Si j’examine l’arc-en-ciel ou le spectre projeté sur une muraille, je vois une gradation, aussi bien que dans la nature des teintes, dans leur intensité relative. Le jaune occupe le centre de l’iris et le pénètre jusqu’à ces frontières latérales qui, seules, l’excluent au fur qu’elles s’obscurcissent. Nous pouvons appréhender en lui le voile le plus immédiat de la lumière, tandis que le rouge et le bleu en font, réciproques, l’image, la métaphore aux deux termes équilibrés. Il joue le rôle de médiateur ; il prépare en s’associant aux bandes voisines les tons mixtes et par ceux-ci provoque les complémentaires ; en lui et par lui, l’extrême rouge, combiné avec le vert, de même que le bleu combiné avec l’inverse orange, disparaissent dans l’unité du blanc.
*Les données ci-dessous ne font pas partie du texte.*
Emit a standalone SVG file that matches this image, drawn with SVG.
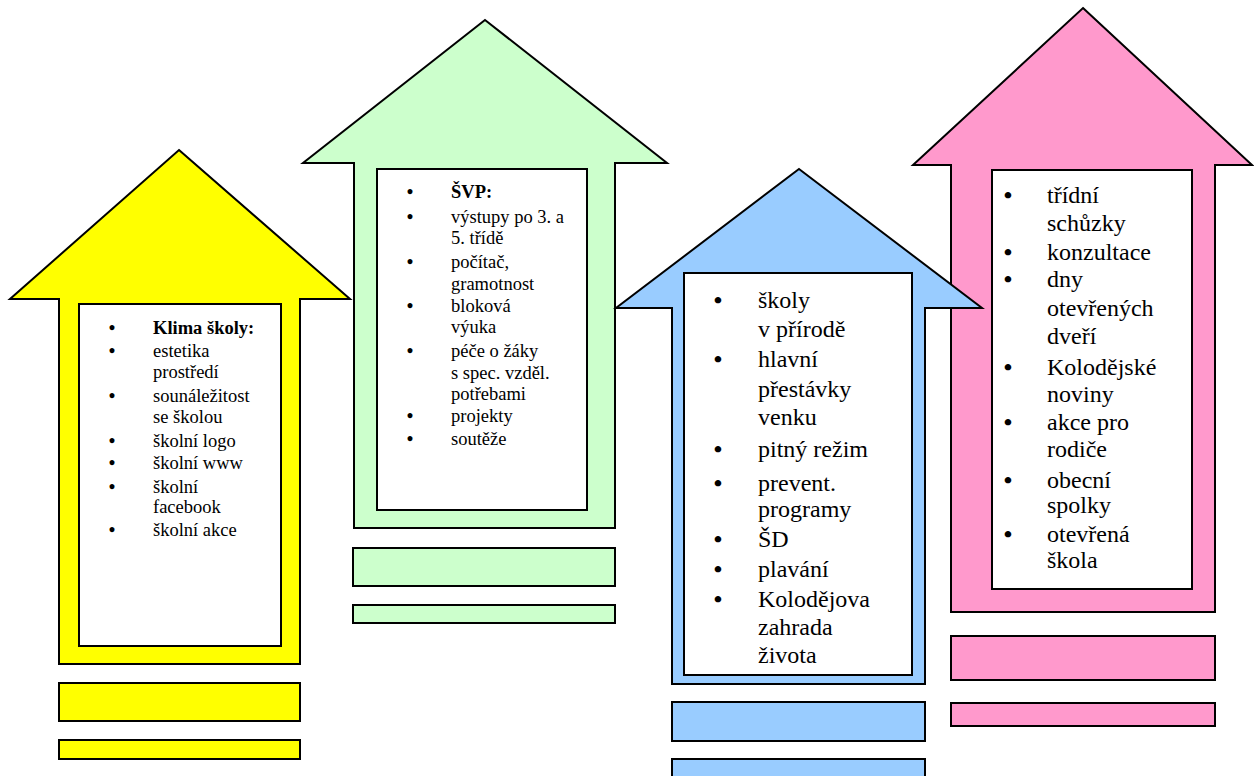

La couleur est donc un phénomène particulier de réflexion, où le corps réfléchissant, pénétré par la lumière, se l’approprie et la restitue en l’altérant, le résultat de l’analyse et de l’examen de tout par le rayon irrécusable. Et l’intensité des tons varie, suivant une gamme dont le jaune forme la tonique, selon la mesure plus ou moins complète où la matière répond aux sollicitations de la lumière. Qui ne serait choqué de cette affirmation de la théorie classique que la teinte d’un objet résulte de son absorption en lui de tous les rayons colorés à l’exception de celui dont il fait paraître la livrée ? Je veux penser, au contraire, que cela qui constitue l’individualité visible de chaque chose en est une qualité originale et authentique, et que la couleur de la rose n’en est pas moins la propriété que son parfum.

 

— Ce que l’on a mesuré n’est point la vitesse de la lumière, mais la résistance seulement que le milieu lui oppose, en la transformant.

 

— Et la visibilité même n’est qu’une des propriétés de la lumière : diverses suivant les sujets différents.